▶ Exercise
Go through the data below and copy it exactly, skipping every picture.

-- Start of The data --

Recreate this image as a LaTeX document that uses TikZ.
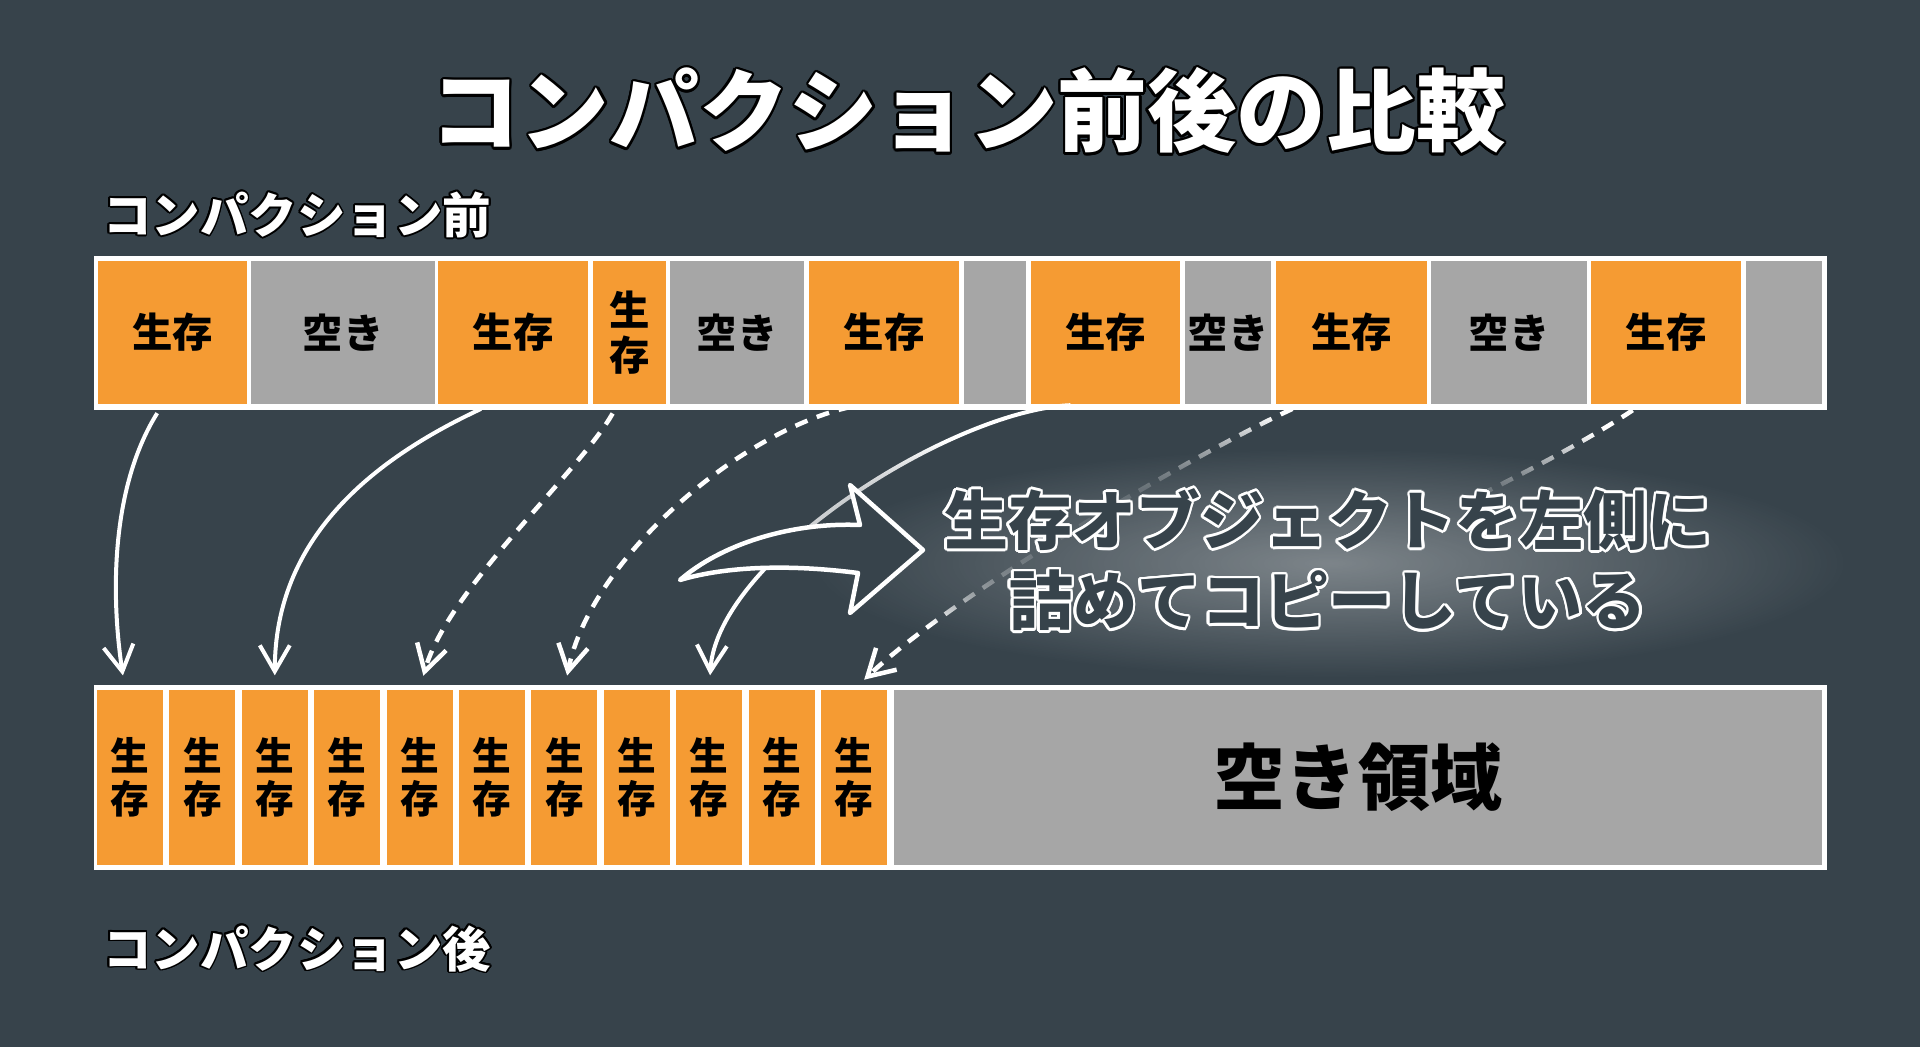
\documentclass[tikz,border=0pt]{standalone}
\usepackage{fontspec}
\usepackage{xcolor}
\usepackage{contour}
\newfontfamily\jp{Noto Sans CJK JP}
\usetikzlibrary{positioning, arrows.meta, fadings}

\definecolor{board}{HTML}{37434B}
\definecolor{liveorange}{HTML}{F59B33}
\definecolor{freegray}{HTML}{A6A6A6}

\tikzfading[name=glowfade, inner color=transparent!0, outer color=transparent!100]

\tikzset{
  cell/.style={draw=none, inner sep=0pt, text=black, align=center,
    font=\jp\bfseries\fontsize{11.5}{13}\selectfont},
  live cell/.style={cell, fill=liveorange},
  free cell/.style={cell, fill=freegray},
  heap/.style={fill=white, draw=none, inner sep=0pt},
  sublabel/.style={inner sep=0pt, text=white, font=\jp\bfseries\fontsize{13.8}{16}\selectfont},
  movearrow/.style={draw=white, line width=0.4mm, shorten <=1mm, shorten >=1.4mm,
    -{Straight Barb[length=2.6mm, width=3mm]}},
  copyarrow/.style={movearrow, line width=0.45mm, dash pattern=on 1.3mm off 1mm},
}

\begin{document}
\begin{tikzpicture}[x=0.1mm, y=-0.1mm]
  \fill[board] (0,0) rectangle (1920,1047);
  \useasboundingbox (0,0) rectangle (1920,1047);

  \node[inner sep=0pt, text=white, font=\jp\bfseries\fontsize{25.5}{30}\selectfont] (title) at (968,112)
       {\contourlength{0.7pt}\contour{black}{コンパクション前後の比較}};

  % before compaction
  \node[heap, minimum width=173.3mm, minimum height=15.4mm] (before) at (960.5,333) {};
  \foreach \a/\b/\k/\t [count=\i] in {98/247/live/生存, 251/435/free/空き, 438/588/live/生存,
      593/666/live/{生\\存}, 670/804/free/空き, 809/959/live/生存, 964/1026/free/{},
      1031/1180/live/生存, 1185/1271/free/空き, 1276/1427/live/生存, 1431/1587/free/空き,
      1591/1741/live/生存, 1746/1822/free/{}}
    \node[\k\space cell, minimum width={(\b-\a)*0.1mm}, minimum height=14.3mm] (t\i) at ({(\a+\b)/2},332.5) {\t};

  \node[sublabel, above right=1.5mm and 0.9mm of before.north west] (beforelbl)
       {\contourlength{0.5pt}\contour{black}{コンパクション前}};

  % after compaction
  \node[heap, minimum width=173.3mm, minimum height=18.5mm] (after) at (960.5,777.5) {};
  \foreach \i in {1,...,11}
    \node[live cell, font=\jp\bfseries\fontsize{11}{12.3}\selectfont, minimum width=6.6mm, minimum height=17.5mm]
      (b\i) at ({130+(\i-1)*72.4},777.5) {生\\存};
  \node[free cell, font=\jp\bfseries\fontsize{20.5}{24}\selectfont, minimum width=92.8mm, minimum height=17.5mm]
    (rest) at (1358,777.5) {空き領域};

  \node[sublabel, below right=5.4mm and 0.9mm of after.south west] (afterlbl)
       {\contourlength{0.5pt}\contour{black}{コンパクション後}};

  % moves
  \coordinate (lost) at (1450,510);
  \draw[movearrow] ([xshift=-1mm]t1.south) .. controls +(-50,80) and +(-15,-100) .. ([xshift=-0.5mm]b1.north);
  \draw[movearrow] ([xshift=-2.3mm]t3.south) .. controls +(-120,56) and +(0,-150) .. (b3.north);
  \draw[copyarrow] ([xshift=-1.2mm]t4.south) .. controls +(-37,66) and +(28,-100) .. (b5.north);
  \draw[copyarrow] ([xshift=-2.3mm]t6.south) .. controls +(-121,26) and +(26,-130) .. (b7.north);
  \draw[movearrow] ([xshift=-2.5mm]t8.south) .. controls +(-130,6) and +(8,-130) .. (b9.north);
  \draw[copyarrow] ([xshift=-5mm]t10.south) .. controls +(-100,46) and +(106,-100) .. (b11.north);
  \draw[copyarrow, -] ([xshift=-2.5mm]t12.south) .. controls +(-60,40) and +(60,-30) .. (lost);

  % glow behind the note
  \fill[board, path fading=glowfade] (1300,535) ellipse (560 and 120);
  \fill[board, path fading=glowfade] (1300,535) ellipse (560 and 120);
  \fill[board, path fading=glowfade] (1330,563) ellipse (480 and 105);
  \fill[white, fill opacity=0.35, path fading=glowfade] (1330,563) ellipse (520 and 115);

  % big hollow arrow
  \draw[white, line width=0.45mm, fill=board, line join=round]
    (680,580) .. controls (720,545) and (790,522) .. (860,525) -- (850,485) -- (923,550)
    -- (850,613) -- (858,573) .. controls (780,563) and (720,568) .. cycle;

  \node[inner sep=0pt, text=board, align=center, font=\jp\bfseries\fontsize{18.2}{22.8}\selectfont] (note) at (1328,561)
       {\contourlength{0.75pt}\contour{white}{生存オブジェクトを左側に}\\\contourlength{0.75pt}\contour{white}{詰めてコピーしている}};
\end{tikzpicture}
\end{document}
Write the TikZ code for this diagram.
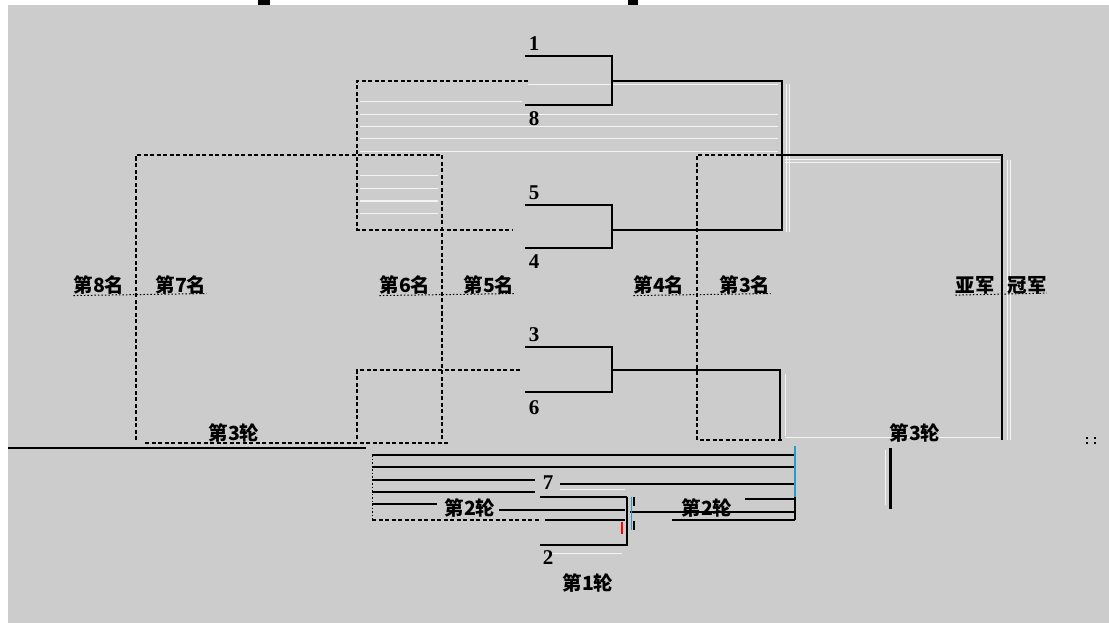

-- End of The data --

▶ Solution to this problem
Recreate this image as a LaTeX document that uses TikZ.
\documentclass[tikz,border=0pt]{standalone}
\usepackage{fontspec}
\usepackage{xcolor}
\usepackage{contour}
\newfontfamily\jp{Noto Sans CJK JP}
\usetikzlibrary{positioning, arrows.meta, fadings}

\definecolor{board}{HTML}{37434B}
\definecolor{liveorange}{HTML}{F59B33}
\definecolor{freegray}{HTML}{A6A6A6}

\tikzfading[name=glowfade, inner color=transparent!0, outer color=transparent!100]

\tikzset{
  cell/.style={draw=none, inner sep=0pt, text=black, align=center,
    font=\jp\bfseries\fontsize{11.5}{13}\selectfont},
  live cell/.style={cell, fill=liveorange},
  free cell/.style={cell, fill=freegray},
  heap/.style={fill=white, draw=none, inner sep=0pt},
  sublabel/.style={inner sep=0pt, text=white, font=\jp\bfseries\fontsize{13.8}{16}\selectfont},
  movearrow/.style={draw=white, line width=0.4mm, shorten <=1mm, shorten >=1.4mm,
    -{Straight Barb[length=2.6mm, width=3mm]}},
  copyarrow/.style={movearrow, line width=0.45mm, dash pattern=on 1.3mm off 1mm},
}

\begin{document}
\begin{tikzpicture}[x=0.1mm, y=-0.1mm]
  \fill[board] (0,0) rectangle (1920,1047);
  \useasboundingbox (0,0) rectangle (1920,1047);

  \node[inner sep=0pt, text=white, font=\jp\bfseries\fontsize{25.5}{30}\selectfont] (title) at (968,112)
       {\contourlength{0.7pt}\contour{black}{コンパクション前後の比較}};

  % before compaction
  \node[heap, minimum width=173.3mm, minimum height=15.4mm] (before) at (960.5,333) {};
  \foreach \a/\b/\k/\t [count=\i] in {98/247/live/生存, 251/435/free/空き, 438/588/live/生存,
      593/666/live/{生\\存}, 670/804/free/空き, 809/959/live/生存, 964/1026/free/{},
      1031/1180/live/生存, 1185/1271/free/空き, 1276/1427/live/生存, 1431/1587/free/空き,
      1591/1741/live/生存, 1746/1822/free/{}}
    \node[\k\space cell, minimum width={(\b-\a)*0.1mm}, minimum height=14.3mm] (t\i) at ({(\a+\b)/2},332.5) {\t};

  \node[sublabel, above right=1.5mm and 0.9mm of before.north west] (beforelbl)
       {\contourlength{0.5pt}\contour{black}{コンパクション前}};

  % after compaction
  \node[heap, minimum width=173.3mm, minimum height=18.5mm] (after) at (960.5,777.5) {};
  \foreach \i in {1,...,11}
    \node[live cell, font=\jp\bfseries\fontsize{11}{12.3}\selectfont, minimum width=6.6mm, minimum height=17.5mm]
      (b\i) at ({130+(\i-1)*72.4},777.5) {生\\存};
  \node[free cell, font=\jp\bfseries\fontsize{20.5}{24}\selectfont, minimum width=92.8mm, minimum height=17.5mm]
    (rest) at (1358,777.5) {空き領域};

  \node[sublabel, below right=5.4mm and 0.9mm of after.south west] (afterlbl)
       {\contourlength{0.5pt}\contour{black}{コンパクション後}};

  % moves
  \coordinate (lost) at (1450,510);
  \draw[movearrow] ([xshift=-1mm]t1.south) .. controls +(-50,80) and +(-15,-100) .. ([xshift=-0.5mm]b1.north);
  \draw[movearrow] ([xshift=-2.3mm]t3.south) .. controls +(-120,56) and +(0,-150) .. (b3.north);
  \draw[copyarrow] ([xshift=-1.2mm]t4.south) .. controls +(-37,66) and +(28,-100) .. (b5.north);
  \draw[copyarrow] ([xshift=-2.3mm]t6.south) .. controls +(-121,26) and +(26,-130) .. (b7.north);
  \draw[movearrow] ([xshift=-2.5mm]t8.south) .. controls +(-130,6) and +(8,-130) .. (b9.north);
  \draw[copyarrow] ([xshift=-5mm]t10.south) .. controls +(-100,46) and +(106,-100) .. (b11.north);
  \draw[copyarrow, -] ([xshift=-2.5mm]t12.south) .. controls +(-60,40) and +(60,-30) .. (lost);

  % glow behind the note
  \fill[board, path fading=glowfade] (1300,535) ellipse (560 and 120);
  \fill[board, path fading=glowfade] (1300,535) ellipse (560 and 120);
  \fill[board, path fading=glowfade] (1330,563) ellipse (480 and 105);
  \fill[white, fill opacity=0.35, path fading=glowfade] (1330,563) ellipse (520 and 115);

  % big hollow arrow
  \draw[white, line width=0.45mm, fill=board, line join=round]
    (680,580) .. controls (720,545) and (790,522) .. (860,525) -- (850,485) -- (923,550)
    -- (850,613) -- (858,573) .. controls (780,563) and (720,568) .. cycle;

  \node[inner sep=0pt, text=board, align=center, font=\jp\bfseries\fontsize{18.2}{22.8}\selectfont] (note) at (1328,561)
       {\contourlength{0.75pt}\contour{white}{生存オブジェクトを左側に}\\\contourlength{0.75pt}\contour{white}{詰めてコピーしている}};
\end{tikzpicture}
\end{document}
Write the TikZ code for this diagram.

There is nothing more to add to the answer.